Originally posted by starbase218 But when I look through the viewfinder, I want to record what I see at that moment. Not when I sit behind my PC. It just isn't as much fun for me. Also, what's the point of having a 100% viewfinder when you have to crop almost every picture to compose?
My upbringing (I just about grew up in my dad's small darkroom), my training (in various graphic arts), and my work experience (back when photography was my job) all pointed to: DO WHATEVER IT TAKES TO GET THE PICTURE! My composition studies showed me that any one frame may contain a picture, or only a portion of a picture, or many pictures. A single image might indeed be a carefully planned composition, or a lucky snapshot. Or I might stitch together a matrix of frames to build an otherwise-impossible image. Or I might find numerous stories to tell with that one frame, many ways to recompose, to isolate elements. That's one of the thrills of PP, the malleability of source images.
Quote: If by compromise you mean that all-manual setting is better, I disagree. I almost always have the camera on P, but I also almost always put it into hyper-Av or hyper-Tv because that's just how I like to work.
In Manual mode (or Bulb or XSync) YOU control the image. In Auto modes and/or shooting JPG-only, you cede that control to the design engineers. Whether or not that matters, depends. Do whatever it takes to get the picture, eh?
Quote: What's CIF? Anyway, you are right about automation in that it can be off. And sometimes I do manual focus. I.e. when using the hyperfocal distance to shoot landscapes. Or when shooting a horse through some high grass, you don't want AF to keep jumping back and forth.
Others just explained CIF (Catch-In-Focus aka trap-focus) and it's raised in posts earlier in this thread. With my delaminating eyeballs, I depend on CIF with MFLs (manual-focus lenses). It can be used variously: Hold down the shutter button, and wait till a subject moves into focus, or until you adjust focus or move so the subject comes into focus. I use this for some street shooting: Hold the camera casually with the shutter down, and when someone reaches the hot point, SNAP! Or tripod the camera, set drive mode to Continuous, prefocus on a hot point, jam the shutter down (I use a wired remote with my K20D); and as subjects arrive, SNAP SNAP SNAP... This is a good way to shoot birds and bears and bicyclists and burglars.

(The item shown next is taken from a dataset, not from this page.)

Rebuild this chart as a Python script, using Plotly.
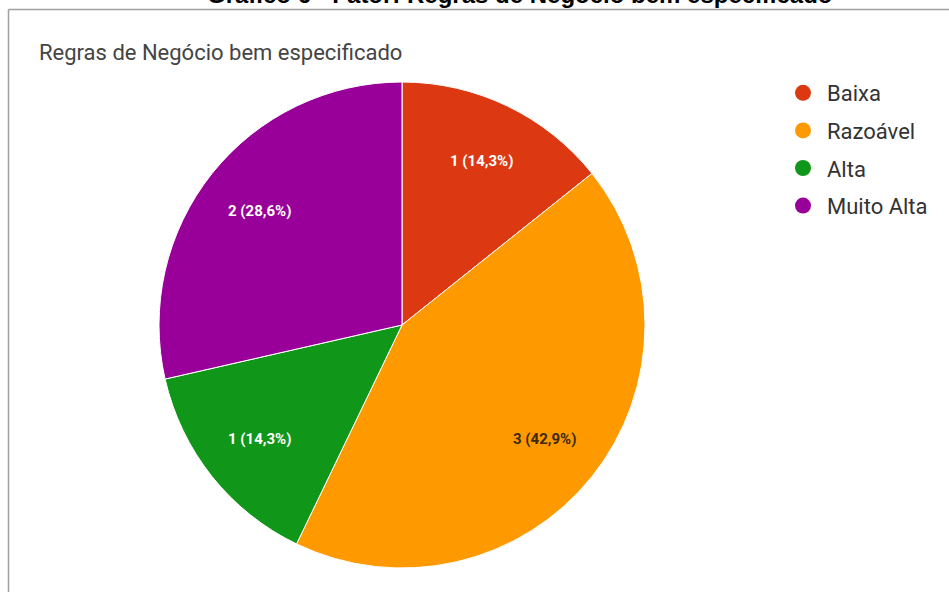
import math
import plotly.graph_objects as go

labels = ["Baixa", "Razoável", "Alta", "Muito Alta"]
values = [1, 3, 1, 2]
colors = ["#dc3912", "#ff9900", "#109618", "#990099"]
text_colors = ["#ffffff", "#3a2a10", "#ffffff", "#ffffff"]

total = sum(values)
slice_text = [f"{v} ({v / total * 100:.1f}%)".replace(".", ",") for v in values]

W, H = 949, 592
# pie geometry in pixels
CX, CY, R = 402, 325, 243
LABEL_FRAC = 0.75

fig = go.Figure()
fig.add_trace(go.Pie(
    labels=labels, values=values, sort=False, direction="clockwise", rotation=0,
    marker=dict(colors=colors, line=dict(color="#ffffff", width=1)),
    textinfo="none",
    showlegend=False,
    domain=dict(x=[(CX - R) / W, (CX + R) / W], y=[1 - (CY + R) / H, 1 - (CY - R) / H]),
    hoverinfo="label+value+percent",
))

for i, (lab, col) in enumerate(zip(labels, colors)):
    fig.add_trace(go.Scatter(
        x=[None], y=[None], mode="markers", name=lab, legendgroup=f"g{i}",
        marker=dict(symbol="circle", size=18, color=col),
    ))

annotations = [
    dict(text="Regras de Negócio bem especificado", x=37 / W, y=1 - 38 / H, xref="paper", yref="paper",
         xanchor="left", yanchor="top", showarrow=False,
         font=dict(family="Roboto", size=22, color="#444444")),
    dict(text="<b>Gráfico 6 - Fator: Regras de Negócio bem especificado</b>", x=520 / W, y=1 - 10 / H,
         xref="paper", yref="paper", xanchor="center", yanchor="bottom", showarrow=False,
         font=dict(family="Liberation Sans", size=24, color="#000000")),
]

# slice labels placed along each slice's bisector
cum = 0
for v, t, tc in zip(values, slice_text, text_colors):
    mid = (cum + v / 2) / total * 2 * math.pi
    cum += v
    d = LABEL_FRAC * R
    annotations.append(dict(
        text=f"<b>{t}</b>", x=(CX + d * math.sin(mid)) / W, y=1 - (CY - d * math.cos(mid)) / H,
        xref="paper", yref="paper", xanchor="center", yanchor="middle", showarrow=False,
        font=dict(family="Roboto", size=15, color=tc),
    ))

fig.update_layout(
    width=W, height=H,
    margin=dict(l=0, r=0, t=0, b=0),
    paper_bgcolor="white", plot_bgcolor="white",
    xaxis=dict(visible=False), yaxis=dict(visible=False),
    legend=dict(
        x=779 / W, xanchor="left", y=1 - 72 / H, yanchor="top",
        font=dict(family="Roboto", size=22, color="#333333"),
        itemwidth=38,
        tracegroupgap=6, bgcolor="rgba(0,0,0,0)",
    ),
    shapes=[
        dict(type="line", xref="paper", yref="paper", x0=8.5 / W, x1=1, y0=1 - 9.5 / H, y1=1 - 9.5 / H,
             line=dict(color="#a0a0a0", width=1.5)),
        dict(type="line", xref="paper", yref="paper", x0=8.5 / W, x1=8.5 / W, y0=0, y1=1 - 9.5 / H,
             line=dict(color="#a0a0a0", width=1.5)),
    ],
    annotations=annotations,
)

fig.write_html("out.html")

Yes, careful portrait and landscape and commercial and macro work (among others) demands careful manual focus. And much street shooting benefits from hyperfocus and thick DOF. I set my Tokina 21/3.8 to f/11, prefocus to 2m for DOF from 1m to infinity, and have at it. I may compose in-camera, or in PP, it doesn't matter, AS LONG AS I GET THE PICTURE! Somewhere around here I mentioned my shooting priorities:
1) GET THE DAMN PICTURE!
2) Don't get seriously hurt.
3) Make a clean getaway.
4) Try to expose properly.
5) Try to compose nicely.
Enough for now. I'm sure this continuing symposium will return to these points. Cheers!